A Radon-Nikodým Perspective on Anomaly Detection: Theory and Implications
This provides a theoretical foundation for anomaly detection methods, benefiting domains like healthcare, cybersecurity, and finance, though it appears incremental as it builds on existing concepts like weighted loss and local outlier factor.
The paper tackled the problem of designing effective anomaly detection loss functions by introducing RN-Loss, which multiplies the vanilla loss with the Radon-Nikodým derivative, and showed that it outperforms state-of-the-art methods on 68% of multivariate datasets and achieves peak F1-scores on 72% of univariate time series datasets.

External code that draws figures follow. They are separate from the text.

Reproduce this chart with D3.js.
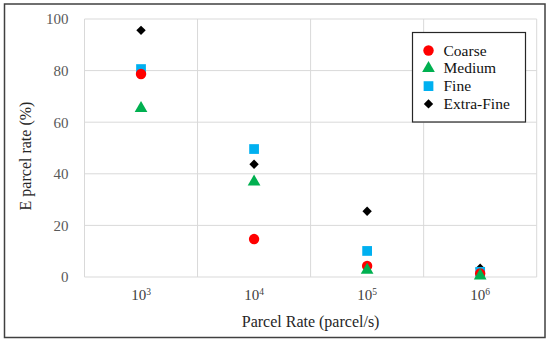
<!DOCTYPE html>
<html>
<head>
<meta charset="utf-8">
<script src="https://cdn.jsdelivr.net/npm/d3@7"></script>
<style>
	body { margin: 0; background: #fff; }
</style>
</head>
<body>
<div id="chart"></div>
<script>
// parcel rate exponents (10^n)
var rates = [3, 4, 5, 6];
var yTicks = [0, 20, 40, 60, 80, 100];

var seriesNames = ["Coarse", "Medium", "Fine", "Extra-Fine"];
var coarse = [78.7, 14.7, 4.3, 1.4];
var medium = [65.4, 36.9, 2.7, 0.5];
var fine = [80.6, 49.6, 10.1, 2.0];
var extraFine = [95.6, 43.7, 25.5, 3.4];

var serif = "'Liberation Serif', 'DejaVu Serif', serif";
var colors = {"Coarse": "#ff0000", "Medium": "#00b050", "Fine": "#00b0f0", "Extra-Fine": "#000000"};
var shapes = {"Coarse": d3.symbolCircle, "Medium": d3.symbolTriangle, "Fine": d3.symbolSquare, "Extra-Fine": d3.symbolSquare};
var sizes = {"Coarse": 85, "Medium": 70, "Fine": 95, "Extra-Fine": 44};
var rotation = {"Coarse": 0, "Medium": 0, "Fine": 0, "Extra-Fine": 45};

function groupChart() {
	var width = 550;
	var height = 343;
	var margin = {left: 84.5, right: 13.3, top: 19, bottom: 66};

	var svg = d3.select("#chart").append("svg")
		.attr("width", width)
		.attr("height", height)
		.attr("font-family", serif);

	// outer frame
	svg.append("rect")
		.attr("x", 4.5).attr("y", 4)
		.attr("width", 540.5).attr("height", 333.5)
		.attr("fill", "none")
		.attr("stroke", "#404040")
		.attr("stroke-width", 1.5);

	var x = d3.scaleBand()
		.domain(rates)
		.range([margin.left, width - margin.right]);

	var y = d3.scaleLinear()
		.domain([0, 100])
		.range([height - margin.bottom, margin.top]);

	// gridlines
	var grid = svg.append("g").attr("stroke", "#d9d9d9").attr("stroke-width", 1);
	grid.selectAll(".hg").data(yTicks).enter().append("line")
		.attr("x1", margin.left).attr("x2", width - margin.right)
		.attr("y1", function(d) { return y(d); })
		.attr("y2", function(d) { return y(d); });
	var bounds = rates.map(function(r) { return x(r); }).concat([x(rates[rates.length - 1]) + x.bandwidth()]);
	grid.selectAll(".vg").data(bounds).enter().append("line")
		.attr("x1", function(d) { return d; }).attr("x2", function(d) { return d; })
		.attr("y1", y(0)).attr("y2", y(100));

	// y axis
	var yAxis = svg.append("g")
		.attr("transform", "translate(" + margin.left + ",0)")
		.call(d3.axisLeft(y).tickValues(yTicks).tickSize(0).tickPadding(16));
	yAxis.attr("font-family", serif).attr("font-size", 15);
	yAxis.select(".domain").remove();
	yAxis.selectAll("text").attr("fill", "#595959");

	// x axis with superscripts
	var xAxis = svg.append("g")
		.attr("transform", "translate(0," + y(0) + ")")
		.call(d3.axisBottom(x).tickSize(0).tickPadding(0).tickFormat(""));
	xAxis.attr("font-family", serif).attr("font-size", 15);
	xAxis.select(".domain").remove();
	xAxis.selectAll(".tick").append("text")
		.attr("y", 23)
		.attr("fill", "#404040")
		.attr("text-anchor", "middle")
		.each(function(d) {
			var t = d3.select(this);
			t.append("tspan").text("10");
			t.append("tspan").attr("dy", -5).attr("font-size", 9.5).text(d);
		});

	// axis titles
	svg.append("text")
		.attr("x", (margin.left + width - margin.right) / 2)
		.attr("y", 327)
		.attr("text-anchor", "middle")
		.attr("font-size", 16)
		.attr("fill", "#262626")
		.text("Parcel Rate (parcel/s)");

	svg.append("text")
		.attr("transform", "translate(31," + ((y(0) + y(100)) / 2 + 8) + ") rotate(-90)")
		.attr("text-anchor", "middle")
		.attr("font-size", 16)
		.attr("fill", "#262626")
		.text("E parcel rate (%)");

	// points, drawn back to front
	var values = {"Coarse": coarse, "Medium": medium, "Fine": fine, "Extra-Fine": extraFine};
	var drawOrder = ["Extra-Fine", "Fine", "Coarse", "Medium"];
	drawOrder.forEach(function(name) {
		svg.append("g").selectAll("path")
			.data(values[name])
			.enter().append("path")
			.attr("d", d3.symbol().type(shapes[name]).size(sizes[name]))
			.attr("transform", function(d, i) {
				return "translate(" + (x(rates[i]) + x.bandwidth() / 2) + "," + y(d) + ") rotate(" + rotation[name] + ")";
			})
			.attr("fill", colors[name]);
	});

	// legend
	var legend = svg.append("g").attr("transform", "translate(412.5,32.5)");
	legend.append("rect")
		.attr("width", 113).attr("height", 89.5)
		.attr("fill", "#fff")
		.attr("stroke", "#262626")
		.attr("stroke-width", 1.2);
	var items = legend.selectAll(".item").data(seriesNames).enter().append("g")
		.attr("transform", function(d, i) { return "translate(16," + (18 + i * 17.8) + ")"; });
	items.append("path")
		.attr("d", function(d) { return d3.symbol().type(shapes[d]).size(sizes[d])(); })
		.attr("transform", function(d) { return "rotate(" + rotation[d] + ")"; })
		.attr("fill", function(d) { return colors[d]; });
	items.append("text")
		.attr("x", 15)
		.attr("y", 5)
		.attr("font-size", 15.5)
		.attr("fill", "#111")
		.text(function(d) { return d; });
}

groupChart();
</script>
</body>
</html>
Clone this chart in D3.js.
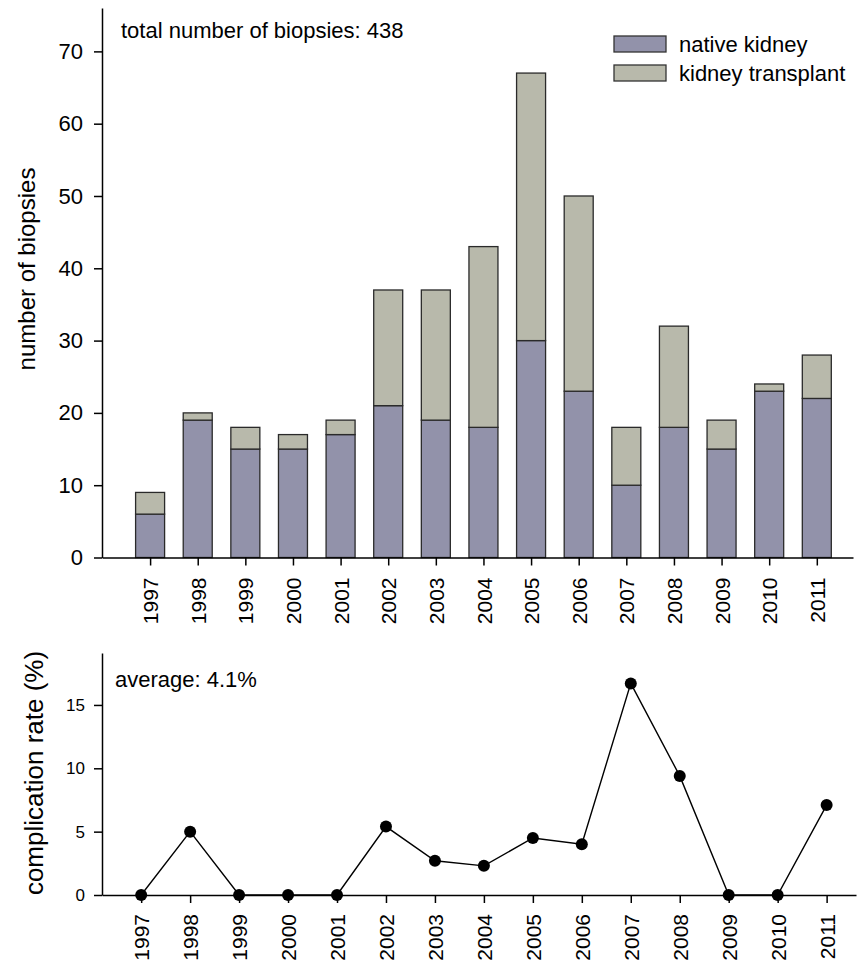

Which principle underpins the design of an effective anomaly detection loss function? The answer lies in the concept of Radon-Nikodým theorem, a fundamental concept in measure theory. The key insight from this article is: Multiplying the vanilla loss function with the Radon-Nikodým derivative improves the performance across the board. We refer to this as RN-Loss. We prove this using the setting of PAC (Probably Approximately Correct) learnability. Depending on the context a Radon-Nikodým derivative takes different forms. In the simplest case of supervised anomaly detection, Radon-Nikodým derivative takes the form of a simple weighted loss. In the case of unsupervised anomaly detection (with distributional assumptions), Radon-Nikodým derivative takes the form of the popular cluster based local outlier factor. We evaluate our algorithm on 96 datasets, including univariate and multivariate data from diverse domains, including healthcare, cybersecurity, and finance. We show that RN-Derivative algorithms outperform state-of-the-art methods on 68% of Multivariate datasets (based on F1 scores) and also achieves peak F1-scores on 72% of time series (Univariate) datasets.